MATERIAL:

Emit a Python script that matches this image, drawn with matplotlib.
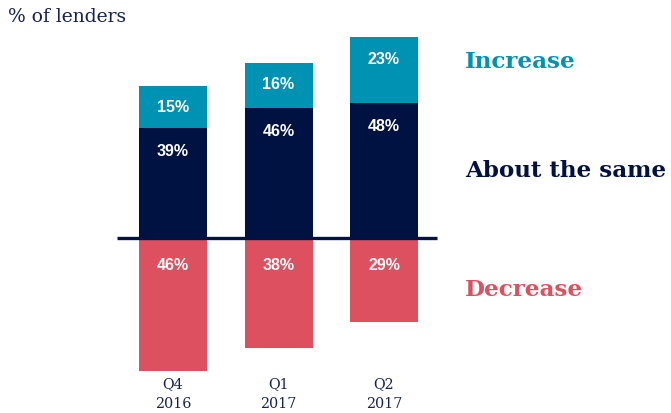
import matplotlib
matplotlib.use("Agg")
import matplotlib.pyplot as plt
import numpy as np

periods = ["Q4\n2016", "Q1\n2017", "Q2\n2017"]
increase = [15, 16, 23]
same = [39, 46, 48]
decrease = [46, 38, 29]
series_names = ["Increase", "About the same", "Decrease"]

c_inc = "#0092b2"
c_same = "#001241"
c_dec = "#dd505f"
c_text = "#14224e"

fig = plt.figure(figsize=(6.71, 4.13), dpi=100)
ax = fig.add_axes([0, 0, 1, 1])
ppx = 2.85   # pixels per percent
base = 239.5  # pixel row of zero
spacing = 105.5
ax.set_ylim(-(413 - base) / ppx, base / ppx)
ax.set_xlim(-173 / spacing, (671 - 173) / spacing)
ax.axis("off")

x = np.arange(len(periods))
w = 68 / spacing
ax.bar(x, same, width=w, color=c_same, zorder=2)
ax.bar(x, increase, bottom=same, width=w, color=c_inc, zorder=2)
ax.bar(x, [-d for d in decrease], width=w, color=c_dec, zorder=2)

ax.plot([(117 - 173) / spacing, (437 - 173) / spacing], [1.6 / ppx, 1.6 / ppx], color=c_same,
        lw=2.4, zorder=3, solid_capstyle="butt")

vfont = dict(family="Liberation Sans", fontweight="bold", fontsize=11.5, color="white",
             ha="center", va="center")
for i in range(len(periods)):
    tot = same[i] + increase[i]
    ax.text(x[i], tot - 22 / ppx, f"{increase[i]}%", **vfont, zorder=4)
    ax.text(x[i], same[i] - 23.5 / ppx, f"{same[i]}%", **vfont, zorder=4)
    ax.text(x[i], -25.5 / ppx, f"{decrease[i]}%", **vfont, zorder=4)
    ax.text(x[i], -(394 - base) / ppx, periods[i], family="DejaVu Serif", fontsize=10.3,
            color=c_text, ha="center", va="center", linespacing=1.55)

lx = (465 - 173) / spacing
lfont = dict(family="DejaVu Serif", fontweight="bold", fontsize=16.6, ha="left", va="center")
ax.text(lx, (base - 62) / ppx, series_names[0], color=c_inc, **lfont)
ax.text(lx, (base - 171) / ppx, series_names[1], color=c_same, **lfont)
ax.text(lx, (base - 290) / ppx, series_names[2], color=c_dec, **lfont)

fig.text(8 / 671, 1 - 17 / 413, "% of lenders", family="DejaVu Serif", fontsize=13.5,
         color=c_text, ha="left", va="center")

fig.savefig("out.png", dpi=100)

WRITTEN REQUEST:
Skip the pictures and restate exactly the lines from the beginning of the listing to the line with "ax.bar(x, [-d for", that line included.

PROBLEM SOLUTION:
Emit a Python script that matches this image, drawn with matplotlib.
import matplotlib
matplotlib.use("Agg")
import matplotlib.pyplot as plt
import numpy as np

periods = ["Q4\n2016", "Q1\n2017", "Q2\n2017"]
increase = [15, 16, 23]
same = [39, 46, 48]
decrease = [46, 38, 29]
series_names = ["Increase", "About the same", "Decrease"]

c_inc = "#0092b2"
c_same = "#001241"
c_dec = "#dd505f"
c_text = "#14224e"

fig = plt.figure(figsize=(6.71, 4.13), dpi=100)
ax = fig.add_axes([0, 0, 1, 1])
ppx = 2.85   # pixels per percent
base = 239.5  # pixel row of zero
spacing = 105.5
ax.set_ylim(-(413 - base) / ppx, base / ppx)
ax.set_xlim(-173 / spacing, (671 - 173) / spacing)
ax.axis("off")

x = np.arange(len(periods))
w = 68 / spacing
ax.bar(x, same, width=w, color=c_same, zorder=2)
ax.bar(x, increase, bottom=same, width=w, color=c_inc, zorder=2)
ax.bar(x, [-d for d in decrease], width=w, color=c_dec, zorder=2)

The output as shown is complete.